Something to chew on

 

Perhaps the only coherent message to come out of the Malheur National Wildlife Refuge debacle in eastern Oregon has been this: Local people, rather than the federal government, should control the land around their own communities. Just “give back” the refuge and other public land in Harney County to those who believe they should rightfully control it and the place will thrive again, says sagebrush ringleader Ammon Bundy, who, incidentally, is not a local himself.

If this sounds familiar, it may be because you’ve heard it before from the West’s mining, timber and energy industries. Wrapped in the cloak of “local control,” they argue that, since the locals want the jobs and tax revenue their projects provide, environmentalists and government regulators should just get out of the way. In response, environmentalists, noting the money industry pours into local elections and groups that advocate for unfettered access to public lands, blast the local-control movement as a puppet of industry.

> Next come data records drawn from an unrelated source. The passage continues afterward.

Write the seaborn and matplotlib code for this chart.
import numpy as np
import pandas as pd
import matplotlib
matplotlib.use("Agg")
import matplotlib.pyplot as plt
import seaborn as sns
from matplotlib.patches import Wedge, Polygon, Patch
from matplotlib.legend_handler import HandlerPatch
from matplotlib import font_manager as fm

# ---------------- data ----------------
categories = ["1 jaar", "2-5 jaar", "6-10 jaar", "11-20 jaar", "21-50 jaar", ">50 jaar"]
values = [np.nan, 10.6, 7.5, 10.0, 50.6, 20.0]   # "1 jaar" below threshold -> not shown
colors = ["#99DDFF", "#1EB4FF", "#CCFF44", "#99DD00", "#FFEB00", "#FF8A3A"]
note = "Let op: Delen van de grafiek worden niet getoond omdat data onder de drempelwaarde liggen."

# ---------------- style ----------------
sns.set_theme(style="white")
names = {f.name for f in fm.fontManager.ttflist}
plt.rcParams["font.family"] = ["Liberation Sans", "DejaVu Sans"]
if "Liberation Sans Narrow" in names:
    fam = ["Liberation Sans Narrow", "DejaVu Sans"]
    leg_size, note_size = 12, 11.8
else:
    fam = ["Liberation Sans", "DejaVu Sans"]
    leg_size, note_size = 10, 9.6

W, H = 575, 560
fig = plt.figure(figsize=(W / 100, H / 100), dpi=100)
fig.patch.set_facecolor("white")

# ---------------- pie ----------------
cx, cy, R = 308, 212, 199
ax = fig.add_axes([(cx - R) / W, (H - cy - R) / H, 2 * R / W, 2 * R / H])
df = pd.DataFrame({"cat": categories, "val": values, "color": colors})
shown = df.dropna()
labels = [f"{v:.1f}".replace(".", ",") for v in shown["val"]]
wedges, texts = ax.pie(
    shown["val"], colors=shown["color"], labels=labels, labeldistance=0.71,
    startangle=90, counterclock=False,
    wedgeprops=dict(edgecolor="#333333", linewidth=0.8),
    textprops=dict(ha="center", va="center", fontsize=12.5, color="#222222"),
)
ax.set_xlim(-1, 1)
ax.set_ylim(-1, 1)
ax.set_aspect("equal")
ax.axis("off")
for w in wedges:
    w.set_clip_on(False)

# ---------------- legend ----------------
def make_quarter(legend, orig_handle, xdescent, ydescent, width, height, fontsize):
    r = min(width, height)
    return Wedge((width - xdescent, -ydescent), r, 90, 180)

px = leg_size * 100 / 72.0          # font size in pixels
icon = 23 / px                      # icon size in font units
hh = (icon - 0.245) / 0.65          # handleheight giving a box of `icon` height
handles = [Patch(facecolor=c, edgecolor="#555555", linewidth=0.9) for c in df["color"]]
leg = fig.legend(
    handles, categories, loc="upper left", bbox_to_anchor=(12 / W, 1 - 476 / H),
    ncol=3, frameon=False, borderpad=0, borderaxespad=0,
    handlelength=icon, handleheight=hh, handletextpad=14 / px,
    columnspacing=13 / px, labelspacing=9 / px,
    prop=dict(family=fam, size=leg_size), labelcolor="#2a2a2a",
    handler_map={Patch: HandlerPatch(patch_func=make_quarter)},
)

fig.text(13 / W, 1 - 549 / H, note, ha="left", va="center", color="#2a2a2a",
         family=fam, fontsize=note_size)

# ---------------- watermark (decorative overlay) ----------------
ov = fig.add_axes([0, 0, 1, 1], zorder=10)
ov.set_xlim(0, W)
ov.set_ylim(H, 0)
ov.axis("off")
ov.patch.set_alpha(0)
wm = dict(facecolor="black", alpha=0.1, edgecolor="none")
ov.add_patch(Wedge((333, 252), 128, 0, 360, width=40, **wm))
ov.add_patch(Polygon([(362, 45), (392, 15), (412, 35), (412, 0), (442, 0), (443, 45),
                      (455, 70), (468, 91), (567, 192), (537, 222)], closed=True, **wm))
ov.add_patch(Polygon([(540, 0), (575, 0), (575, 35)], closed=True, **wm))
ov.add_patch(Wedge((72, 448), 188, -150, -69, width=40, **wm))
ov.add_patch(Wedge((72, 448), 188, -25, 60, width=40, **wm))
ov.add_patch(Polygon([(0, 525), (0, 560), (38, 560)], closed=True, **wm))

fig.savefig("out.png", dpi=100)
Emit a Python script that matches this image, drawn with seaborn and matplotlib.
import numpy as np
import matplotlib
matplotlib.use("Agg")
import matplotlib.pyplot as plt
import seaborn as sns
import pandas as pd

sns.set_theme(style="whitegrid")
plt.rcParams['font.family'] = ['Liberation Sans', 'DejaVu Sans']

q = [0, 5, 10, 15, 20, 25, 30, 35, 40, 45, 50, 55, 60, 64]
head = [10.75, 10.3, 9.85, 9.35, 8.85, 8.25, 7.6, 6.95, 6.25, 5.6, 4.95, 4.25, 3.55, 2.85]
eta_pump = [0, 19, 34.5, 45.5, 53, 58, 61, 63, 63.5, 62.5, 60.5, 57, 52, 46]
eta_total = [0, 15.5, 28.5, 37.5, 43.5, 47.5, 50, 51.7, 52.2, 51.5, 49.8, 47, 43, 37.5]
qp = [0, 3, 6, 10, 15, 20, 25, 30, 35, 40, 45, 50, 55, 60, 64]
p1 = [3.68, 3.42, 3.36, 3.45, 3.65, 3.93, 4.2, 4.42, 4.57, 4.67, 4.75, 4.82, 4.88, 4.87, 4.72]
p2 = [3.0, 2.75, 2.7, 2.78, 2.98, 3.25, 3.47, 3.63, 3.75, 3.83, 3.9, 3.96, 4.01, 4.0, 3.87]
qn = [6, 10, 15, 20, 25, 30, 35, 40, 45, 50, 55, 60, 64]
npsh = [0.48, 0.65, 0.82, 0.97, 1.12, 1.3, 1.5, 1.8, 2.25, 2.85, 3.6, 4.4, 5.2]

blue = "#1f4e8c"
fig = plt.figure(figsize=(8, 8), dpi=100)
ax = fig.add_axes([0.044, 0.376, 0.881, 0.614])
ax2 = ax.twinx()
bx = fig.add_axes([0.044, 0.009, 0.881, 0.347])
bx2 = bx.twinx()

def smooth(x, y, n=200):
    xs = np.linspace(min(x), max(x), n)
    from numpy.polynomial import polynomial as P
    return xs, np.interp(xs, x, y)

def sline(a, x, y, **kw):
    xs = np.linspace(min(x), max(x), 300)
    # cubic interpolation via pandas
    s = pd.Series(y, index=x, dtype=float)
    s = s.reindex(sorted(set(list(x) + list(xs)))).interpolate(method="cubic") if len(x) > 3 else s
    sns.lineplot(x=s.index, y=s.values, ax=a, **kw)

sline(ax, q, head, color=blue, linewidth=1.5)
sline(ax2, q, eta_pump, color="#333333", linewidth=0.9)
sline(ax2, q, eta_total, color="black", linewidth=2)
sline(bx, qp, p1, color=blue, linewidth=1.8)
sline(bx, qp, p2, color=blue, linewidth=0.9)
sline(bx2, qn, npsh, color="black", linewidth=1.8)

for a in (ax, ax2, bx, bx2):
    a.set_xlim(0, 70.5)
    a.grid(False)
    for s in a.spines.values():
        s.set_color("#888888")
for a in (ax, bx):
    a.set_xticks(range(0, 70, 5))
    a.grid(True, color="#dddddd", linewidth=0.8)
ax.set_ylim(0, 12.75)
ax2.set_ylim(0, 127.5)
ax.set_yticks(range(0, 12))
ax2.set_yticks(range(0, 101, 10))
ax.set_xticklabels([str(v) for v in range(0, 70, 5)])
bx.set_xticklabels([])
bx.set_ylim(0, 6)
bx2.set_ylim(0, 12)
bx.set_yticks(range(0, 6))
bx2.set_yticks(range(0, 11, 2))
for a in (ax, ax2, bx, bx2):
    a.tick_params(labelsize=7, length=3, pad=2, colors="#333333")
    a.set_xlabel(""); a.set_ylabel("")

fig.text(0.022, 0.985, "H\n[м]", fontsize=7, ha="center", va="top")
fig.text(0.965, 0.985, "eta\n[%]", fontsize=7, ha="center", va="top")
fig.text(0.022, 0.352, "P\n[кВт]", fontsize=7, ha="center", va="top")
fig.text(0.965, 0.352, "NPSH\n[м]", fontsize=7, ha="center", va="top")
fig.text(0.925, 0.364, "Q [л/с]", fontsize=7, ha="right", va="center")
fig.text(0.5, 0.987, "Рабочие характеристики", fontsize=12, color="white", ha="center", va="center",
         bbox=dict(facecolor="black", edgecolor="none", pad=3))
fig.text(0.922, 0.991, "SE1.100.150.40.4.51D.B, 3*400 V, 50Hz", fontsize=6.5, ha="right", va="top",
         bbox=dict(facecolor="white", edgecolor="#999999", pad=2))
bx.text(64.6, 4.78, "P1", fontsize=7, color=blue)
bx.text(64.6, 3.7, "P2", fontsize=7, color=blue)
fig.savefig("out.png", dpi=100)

Which is why it is so interesting to watch this political dynamic turned on its head on Colorado’s Front Range. There, the energy development along the suburban fringe is facing a local-control movement of a different kind. In the name of democracy and environmental protection, fractivists in several communities have passed ordinances empowering local governments to ban or restrict drilling in their jurisdictions. Predictably, the industry has furiously demanded state and federal regulation, rather than local. And just as predictably, national environmental groups have embraced local control like a long-lost relative.

Executive director and publisher Paul Larmer

Perhaps no one is in a better position to observe the ironies in the struggle between communities and the oil and gas industry than historian Patty Limerick, head of the Center of the American West and author of this issue’s cover essay. Between 2013 and 2014, she attempted to hold civil discourse between various stakeholders in a series of events called FrackingSENSE. She discovered, to her delight, that it is possible — if you can get the people involved to honestly consider each other’s viewpoints and the complex history that binds us together.

We’re all hypocrites at some level, Limerick notes, from the CEOs who blithely ignore the messes their industry creates, to the car-driving suburbanites who wink at the fact that their comfortable lives literally float on a sea of hydrocarbons. So how do we find common ground? Limerick has a uniquely practical suggestion: Let’s sit down and eat. Will that solve everything? No, but as she writes, getting together over good food always delivers one “bedrock benefit”: Everyone has to stop talking long enough to chew — and thereby listen. That might not seem like much, but we have to start somewhere. Maybe over barbecue, both Sagebrush Rebels and fractivists can stop arguing long enough to re-discover their shared interests in controlling their own destinies and nourishing their passion for the West.